Inevitabile? Oh, a dire il vero, nulla è inevitabile, ci sono persone che ancora oggi, per scelta, vivono senza essere collegati ad internet, senza uno smartphone, c’è anche chi vive benissimo senza televisione. Ma, se ci è concesso di vestire i panni di chi prevede il futuro (e quindi è portato all’esagerazione visionaria), è facile immaginare che i prossimi anni vedranno sempre più smartwach (o come vorremo chiamarli) sui nostri polsi, perché le funzioni già presenti oggi miglioreranno, si semplificheranno, si moltiplicheranno e sarà sempre più difficile (non per noi che siamo nati nel secolo scorso e abbiamo ancora una solida vita analogica, ma per i giovani nativi digitali) vivere senza. Che sia o meno una condanna, saremo sempre più “always on”, più connessi, e ogni forma più “naturale”, ogni estensione del nostro corpo che al nostro corpo si adatti, sarà da noi vista con maggior favore.
Non solo è già così, ma lo dicono anche le previsioni, che annunciano vendite triplicate nel 2016 per l’Apple Watch, ma cifre in crescita anche per il Samsung Gear S2 e ovviamente per tutti gli indossabili, che siano orologi o fitness tracker, a partire da quelli di Fitbit, Xiaomi, Casio, crescita che sarà anche molto legata al comparto della moda, che sembra aver scelto in maniera decisa il campo delle nuove tecnologie.
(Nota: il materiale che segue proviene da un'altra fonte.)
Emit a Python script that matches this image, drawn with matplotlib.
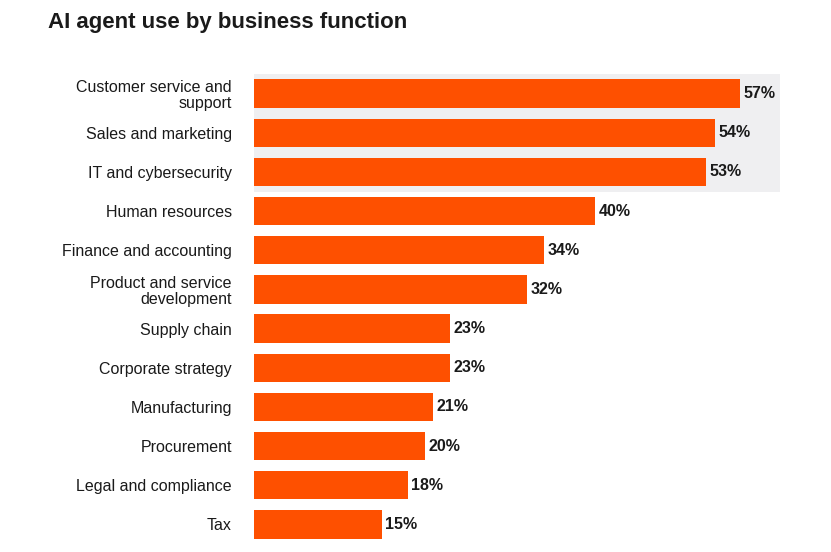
import matplotlib
matplotlib.use("Agg")
import matplotlib.pyplot as plt

categories = ["Customer service and\nsupport", "Sales and marketing", "IT and cybersecurity",
              "Human resources", "Finance and accounting", "Product and service\ndevelopment",
              "Supply chain", "Corporate strategy", "Manufacturing", "Procurement",
              "Legal and compliance", "Tax"]
values = [57, 54, 53, 40, 34, 32, 23, 23, 21, 20, 18, 15]
value_labels = [f"{v}%" for v in values]

plt.rcParams["font.family"] = "Liberation Sans"
W, H = 831, 552
fig = plt.figure(figsize=(W/100, H/100), dpi=100)
ax = fig.add_axes([254/W, 1-544/H, (780-254)/W, 470/H])
ax.set_xlim(0, (780-254)/8.53)
ax.set_ylim(11.5, -0.5)
ax.axhspan(-0.5, 2.5, color="#efeff1", zorder=0, lw=0)
ys = list(range(len(values)))
ax.barh(ys, values, height=0.72, color="#fe5000", zorder=2)
for y, v, t in zip(ys, values, value_labels):
    ax.text(v + 0.4, y, t, va="center", ha="left", fontsize=11.5, fontweight="bold", color="#1a1a1a")
ax.set_yticks(ys)
ax.set_yticklabels(categories, fontsize=11.5, color="#1a1a1a", linespacing=1.1)
ax.tick_params(axis="y", length=0, pad=16)
ax.set_xticks([])
for s in ax.spines.values():
    s.set_visible(False)
fig.text(48/W, 1-12/H, "AI agent use by business function", fontsize=16, fontweight="bold",
         va="top", ha="left", color="#1a1a1a")
fig.savefig("out.png", dpi=100)
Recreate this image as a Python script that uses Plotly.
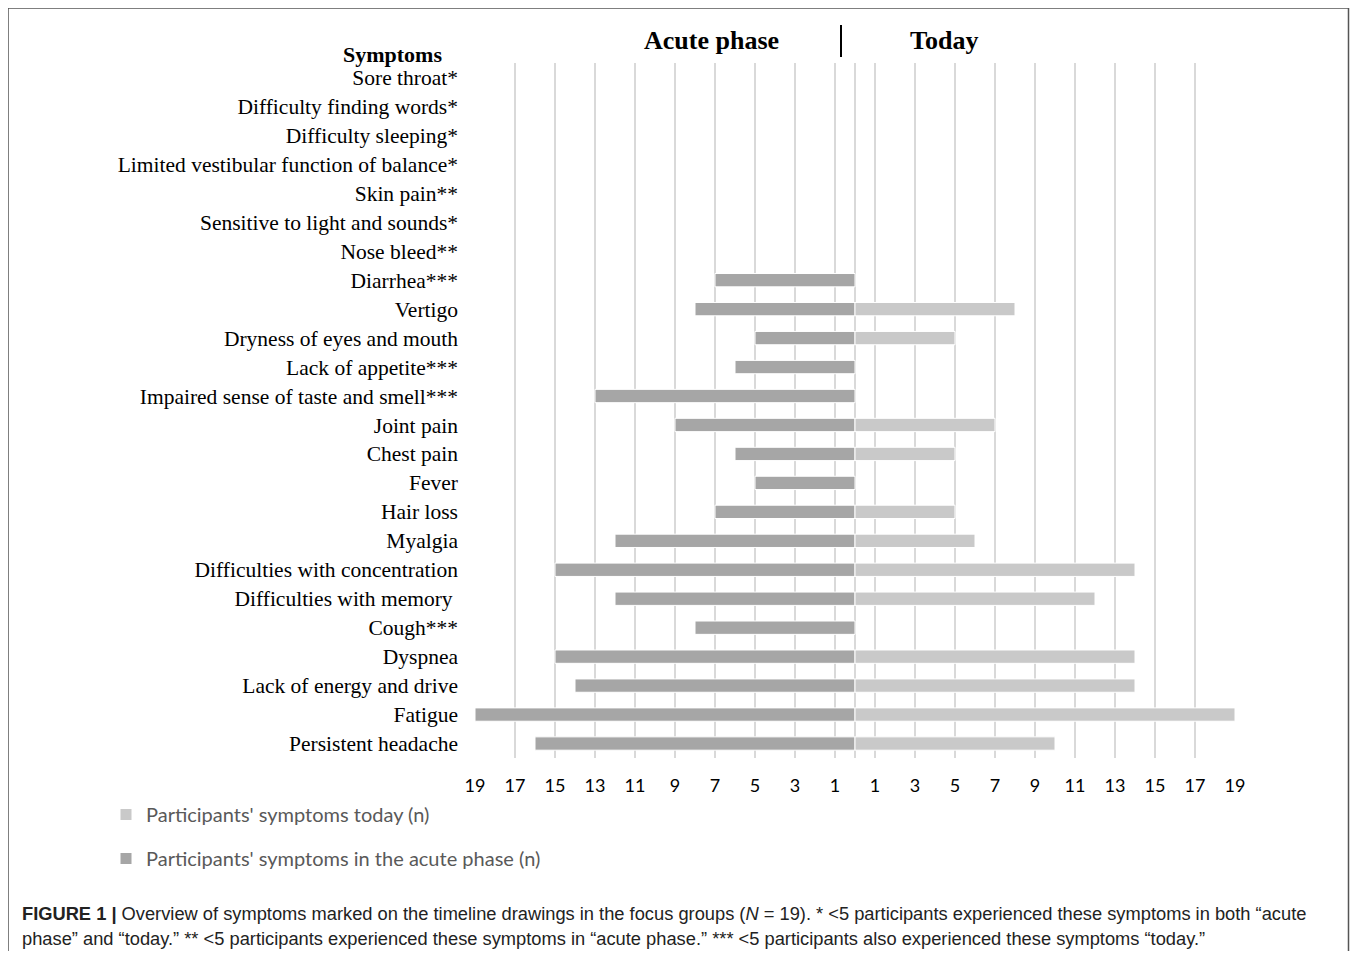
import plotly.graph_objects as go

symptoms = [
    "Sore throat*", "Difficulty finding words*", "Difficulty sleeping*",
    "Limited vestibular function of balance*", "Skin pain**",
    "Sensitive to light and sounds*", "Nose bleed**", "Diarrhea***", "Vertigo",
    "Dryness of eyes and mouth", "Lack of appetite***",
    "Impaired sense of taste and smell***", "Joint pain", "Chest pain", "Fever",
    "Hair loss", "Myalgia", "Difficulties with concentration",
    "Difficulties with memory ", "Cough***", "Dyspnea", "Lack of energy and drive",
    "Fatigue", "Persistent headache",
]
acute = [0, 0, 0, 0, 0, 0, 0, 7, 8, 5, 6, 13, 9, 6, 5, 7, 12, 15, 12, 8, 15, 14, 19, 16]
today = [0, 0, 0, 0, 0, 0, 0, 0, 8, 5, 0, 0, 7, 5, 0, 5, 6, 14, 12, 0, 14, 14, 19, 10]
tick_vals = [-19, -17, -15, -13, -11, -9, -7, -5, -3, -1, 1, 3, 5, 7, 9, 11, 13, 15, 17, 19]
tick_text = [str(abs(v)) for v in tick_vals]

ACUTE_C = "#a6a6a6"
TODAY_C = "#c9c9c9"

fig = go.Figure()
fig.add_trace(go.Bar(
    y=symptoms, x=[-v if v else None for v in acute], orientation="h", width=0.46,
    marker=dict(color=ACUTE_C, line=dict(color="white", width=1)),
    name="Participants' symptoms in the acute phase (n)", legendgroup="a", legendrank=2,
    customdata=acute, hovertemplate="%{y}: %{customdata}<extra></extra>",
))
fig.add_trace(go.Bar(
    y=symptoms, x=[v if v else None for v in today], orientation="h", width=0.46,
    marker=dict(color=TODAY_C, line=dict(color="white", width=1)),
    name="Participants' symptoms today (n)", legendgroup="t", legendrank=1,
    hovertemplate="%{y}: %{x}<extra></extra>",
))

OFF = 8  # page body margin
W, H = 1358 - 2 * OFF, 959 - 2 * OFF
L, T = 475 - OFF, 63 - OFF
R = W - (1235 - OFF)
B = H - (758 - OFF)
pw, ph = W - L - R, H - T - B

def px(x):
    return (x - OFF - L) / pw

def py(y):
    return (H - B - (y - OFF)) / ph

fig.update_layout(
    width=W, height=H, barmode="relative", bargap=0.5,
    margin=dict(l=L, r=R, t=T, b=B),
    paper_bgcolor="white", plot_bgcolor="white",
    xaxis=dict(range=[-19, 19], tickvals=tick_vals, ticktext=tick_text,
               showgrid=True, gridcolor="#d9d9d9", gridwidth=1.5,
               zeroline=True, zerolinecolor="#d9d9d9", zerolinewidth=1.5,
               showline=False, ticks="", ticklabelstandoff=15,
               tickfont=dict(family="Lato", size=18, color="#000000")),
    yaxis=dict(autorange="reversed", showgrid=False, ticks="", showline=False,
               ticklabelstandoff=16,
               tickfont=dict(family="Liberation Serif", size=21.5, color="#000000")),
    legend=dict(x=px(106), y=py(795), xanchor="left", yanchor="top",
                traceorder="grouped", tracegroupgap=15,
                font=dict(family="Lato", size=20, color="#595959"),
                bgcolor="rgba(0,0,0,0)", itemwidth=30),
    showlegend=True,
)

fig.add_annotation(xref="paper", yref="paper", x=px(711), y=py(41), text="<b>Acute phase</b>",
                   showarrow=False, xanchor="center", yanchor="middle",
                   font=dict(family="Liberation Serif", size=26, color="#000000"))
fig.add_annotation(xref="paper", yref="paper", x=px(944), y=py(41), text="<b>Today</b>",
                   showarrow=False, xanchor="center", yanchor="middle",
                   font=dict(family="Liberation Serif", size=26, color="#000000"))
fig.add_annotation(xref="paper", yref="paper", x=px(392), y=py(55), text="<b>Symptoms</b>",
                   showarrow=False, xanchor="center", yanchor="middle",
                   font=dict(family="Liberation Serif", size=22, color="#000000"))
fig.add_shape(type="line", xref="paper", yref="paper", x0=px(841), x1=px(841),
              y0=py(25), y1=py(57), line=dict(color="black", width=2))
fig.add_shape(type="rect", xref="paper", yref="paper", x0=px(8), x1=px(1348.5),
              y0=py(990), y1=py(8), line=dict(color="#555555", width=1.5),
              fillcolor="rgba(0,0,0,0)", layer="above")

cap1 = ("<b>FIGURE 1 |</b> Overview of symptoms marked on the timeline drawings in the focus groups "
        "(<i>N</i> = 19). * <5 participants experienced these symptoms in both \u201cacute")
cap2 = ("phase\u201d and \u201ctoday.\u201d ** <5 participants experienced these symptoms in \u201cacute phase.\u201d "
        "*** <5 participants also experienced these symptoms \u201ctoday.\u201d")
for txt, yy in [(cap1, 913), (cap2, 938)]:
    fig.add_annotation(xref="paper", yref="paper", x=px(20), y=py(yy), text=txt,
                       showarrow=False, xanchor="left", yanchor="middle", align="left",
                       font=dict(family="Liberation Sans", size=18.3, color="#222222"))

fig.write_html("out.html")
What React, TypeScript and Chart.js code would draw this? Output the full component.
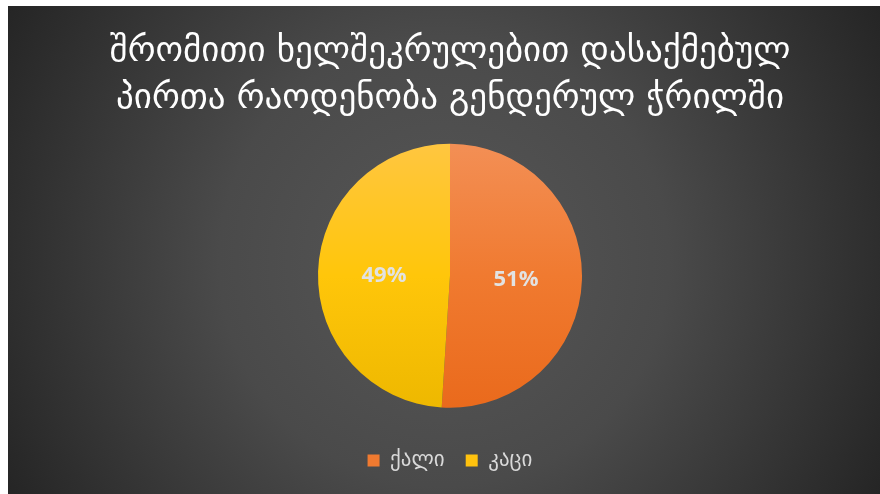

I dispositivi indossabili, secondo il rapporto IDC, nel 2016 creeranno un giro d’affari complessivo attorno ai 30 miliardi di dollari, di cui oltre 11 milioni arriveranno solo dagli smartwatch. I dispositivi indossabili sono qui per rimanere.
In Italia quello classico resta status symbol
di FRANCO ZANTONELLI
GINEVRA – Nick Hayek, figlio del geniale creatore di Swatch, e a sua volta brillante top manager, si è parecchio lamentato, nel corso del 2015, per i non buoni risultati raggiunti. Franco forte e crisi delle economie dei paesi emergenti hanno contribuito alla contrazione degli utili del suo gruppo, il principale al mondo, nella fabbricazione di orologi. Eppure, nonostante tutto, gli dovrebbe tornare il sorriso, visto che i dividendi delle azioni di Swatch porteranno, a breve, nelle casse della famiglia Hayek, la bellezza di 83,5 milioni di franchi, ovvero un’ottantina di milioni di Euro. Alla faccia della crisi, verrebbe da dire. Ebbene Swatch, che non fabbrica solo orologi di plastica, insieme ad altre due aziende svizzere, Richemont e Rolex, figura nella top ten mondiale del lusso. Insieme questi tre gruppi fatturano, all’incirca, 4,5 miliardi di euro.
Sempre nella classifica mondiale dei fabbricanti di prodotti di lusso troviamo, ben piazzati, altri 3 marchi prestigiosi dell’orologeria elvetica: Patek Philippe, Audemars Piguet e Breitling. E a disputarsi questi gioiellini chi primeggia in Europa? Gli italiani, stando alla Federazione orologiera svizzera. “Nel 2014 hanno acquistato orologi Made in Switzerland per un miliardo e 200 milioni di Franchi”, recita il rendiconto dell’associazione. Il che significa un miliardo circa di euro, quando il Belpaese era ancora in recessione. Ben 980 milioni di franchi sono stati spesi per gli orologi con meccanismo meccanico, quindi per quelli più costosi, poco più di 200 milioni per quelli più economici al quarzo. “Difficilmente il potere d’acquisto dei ricchi subisce scossoni”, commenta il presidente della Federazione orologiera svizzera, Jean-Daniel Pasche. “Va detto, poi – aggiunge -che in epoca di crisi l’orologio di marca può diventare un bene rifugio”.
Più prosaica la spiegazione dell’omologo italiano di Pasche, Mario Peserico. “Da noi – dice – la gente ama vestirsi in modo elegante e portare orologi di marca. Anche al sud, dove c’è meno ricchezza”. In effetti, se prendiamo ad esempio Rolex, uno dei marchi più amati dagli italiani, la sua diffusione è decisamente inferiore nei paesi scandinavi, dove peraltro il pil pro-capite è più elevato. Se gli italiani fanno la loro parte in Europa, a primeggiare nel mondo sono i cinesi: Hong Kong è il mercato più importante, in termini percentuali, per l’orologeria elvetica. Anche se, di questi tempi, sta facendo soffrire Hayek e compagnia considerando che, in gennaio, ha fatto segnare una contrazione delle vendite del 33%. Cionostante, a leggere i dati di Svizzera Turismo, i cinesi letteralmente si scatenano, quando arrivano nella Confederazione, anche perché i dazi sono meno elevati che nel loro paese. Cosi, in molti negozi del lusso, oreficerie e orologerie comprese, a Ginevra e a Zurigo, ma anche a Zermatt e a Sankt Moritz, ormai ci sono commesse in grado di cavarsela con il mandarino.